In 1970, LeDoux became a professional rodeo cowboy, competing on the national rodeo circuit. To help pay his expenses while traveling the country, he began composing songs describing his lifestyle. Within two years, he had written enough songs to make up an album, and soon established a recording company, American Cowboy Songs, with his father. After recording his songs in a friend’s basement, LeDoux began selling his albums out of the back of his truck at rodeo events.

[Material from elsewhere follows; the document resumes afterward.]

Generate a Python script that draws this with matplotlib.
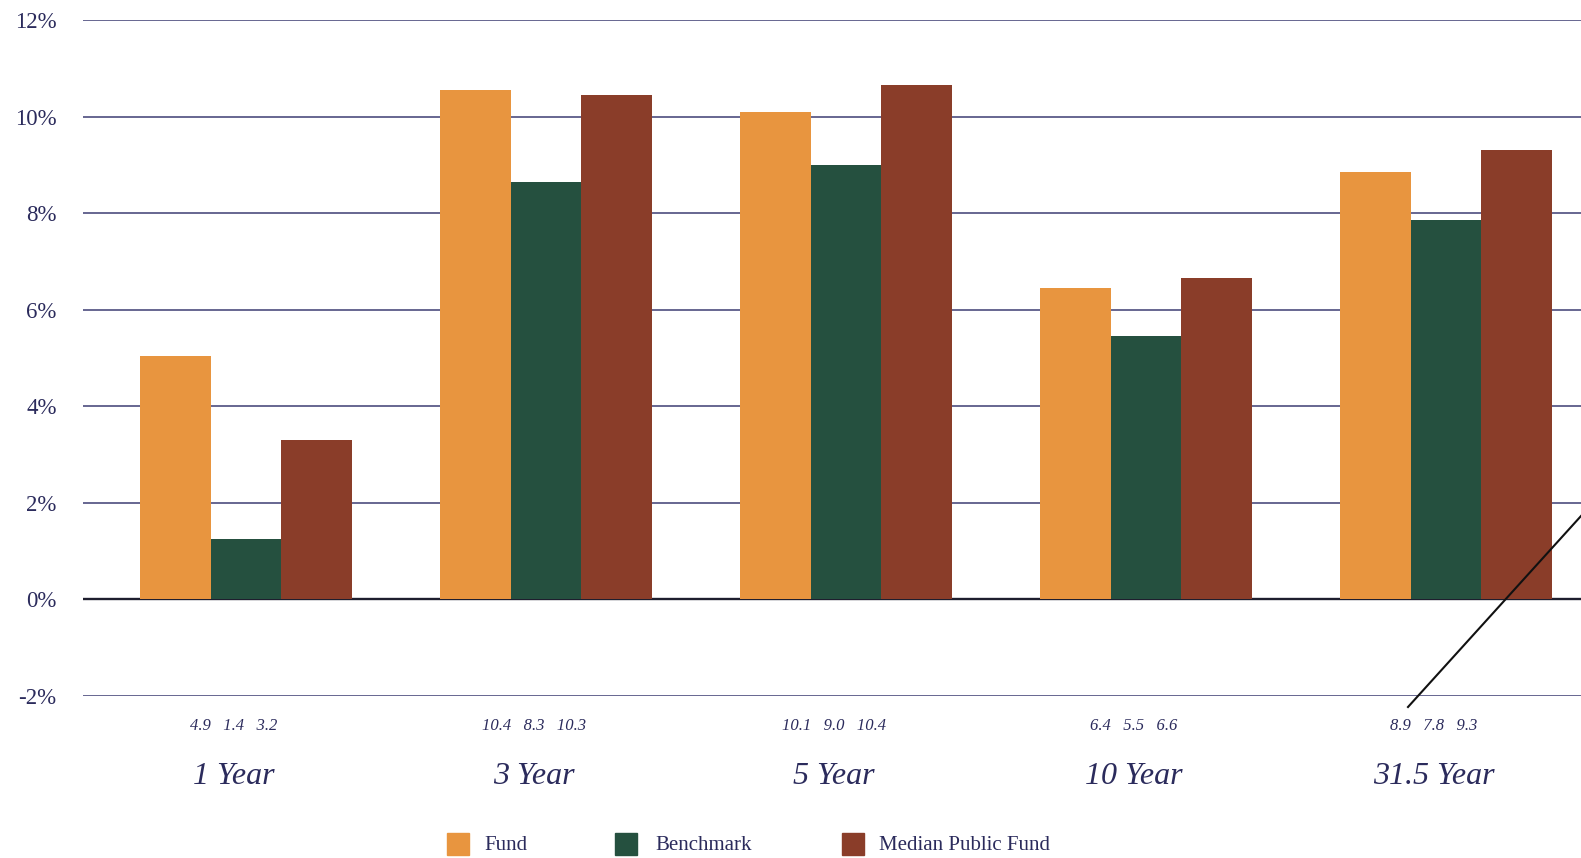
import matplotlib
matplotlib.use("Agg")
import matplotlib.pyplot as plt
from matplotlib.lines import Line2D
from matplotlib.patches import Rectangle
import numpy as np

# periods and returns (%), bar heights
periods = ["1 Year", "3 Year", "5 Year", "10 Year", "31.5 Year"]
fund = [5.05, 10.55, 10.1, 6.45, 8.85]
benchmark = [1.25, 8.65, 9.0, 5.45, 7.85]
median_fund = [3.3, 10.45, 10.65, 6.65, 9.3]
# printed values under each group
fund_lbl = ["4.9", "10.4", "10.1", "6.4", "8.9"]
bench_lbl = ["1.4", "8.3", "9.0", "5.5", "7.8"]
median_lbl = ["3.2", "10.3", "10.4", "6.6", "9.3"]
yticks = [-2, 0, 2, 4, 6, 8, 10, 12]

series_names = ["Fund", "Benchmark", "Median Public Fund"]
colors = ["#E8953F", "#25503F", "#8A3D29"]
txt = "#2B2B5C"
grid_c = "#5A5A88"

plt.rcParams["font.family"] = ["Liberation Serif", "DejaVu Serif"]

W, H = 1581, 858
fig = plt.figure(figsize=(W / 100, H / 100), dpi=100)
ax = fig.add_axes([83 / W, 1 - 696 / H, (W - 83) / W, 676 / H])

x = np.arange(len(periods))
w = 0.235
for yv in yticks:
    ax.axhline(yv, color="#1E1E2E" if yv == 0 else grid_c, lw=1.7 if yv == 0 else 1.3, zorder=1)
for k, vals in enumerate([fund, benchmark, median_fund]):
    ax.bar(x + (k - 1) * w, vals, width=w, color=colors[k], zorder=2, linewidth=0)

ax.set_xlim(-0.543, 4.45)
ax.set_ylim(-2, 12)
ax.set_yticks(yticks)
ax.set_yticklabels([f"{v}%" for v in yticks], fontsize=16.5, color=txt)
ax.tick_params(axis="y", length=0, pad=19)
ax.set_xticks([])
for s in ax.spines.values():
    s.set_visible(False)

for i, p in enumerate(periods):
    lbl = f"{fund_lbl[i]}   {bench_lbl[i]}   {median_lbl[i]}"
    ax.text(x[i] - 0.04, -2.62, lbl, ha="center", va="center", fontsize=12,
            style="italic", color=txt, clip_on=False)
    ax.text(x[i] - 0.04, -3.66, p, ha="center", va="center", fontsize=23,
            style="italic", color=txt, clip_on=False)

# legend, placed by hand
leg_sq = [447, 615, 842]
leg_tx = [484, 655, 879]
for k, name in enumerate(series_names):
    fig.add_artist(Rectangle((leg_sq[k] / W, 1 - 855 / H), 22 / W, 22 / H,
                             color=colors[k], transform=fig.transFigure))
    fig.text(leg_tx[k] / W, 1 - 846 / H, name, ha="left", va="center",
             fontsize=15, color=txt)

# stray diagonal stroke at right
fig.add_artist(Line2D([1408 / W, 1.0], [1 - 707 / H, 1 - 516 / H], color="#111111", lw=1.5))

fig.savefig("out.png", dpi=100)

In August 2000, LeDoux was diagnosed with primary sclerosing cholangitis, which required him to receive a liver transplant. Garth Brooks volunteered to donate part of his liver, but it was incompatible. An alternative donor was located, and LeDoux received a transplant on October 7, 2000. After his recovery he released two additional albums. In November 2004, LeDoux was diagnosed with cholangiocarcinoma for which he underwent radiation treatment until his death on March 9, 2005 from the cancer. He was survived by his wife of 33 years, Peggy, and their children Clay, Ned, Will, Beau, and Cindy, as well as his mother, Bonnie.
Shortly after his death, LeDoux was named as one of six former rodeo cowboys to be inducted into the ProRodeo Hall of Fame in Colorado Springs in 2005. He was the first person to ever be inducted in two categories, for his bareback riding and in the “notables” category for his contributions to the sport through music.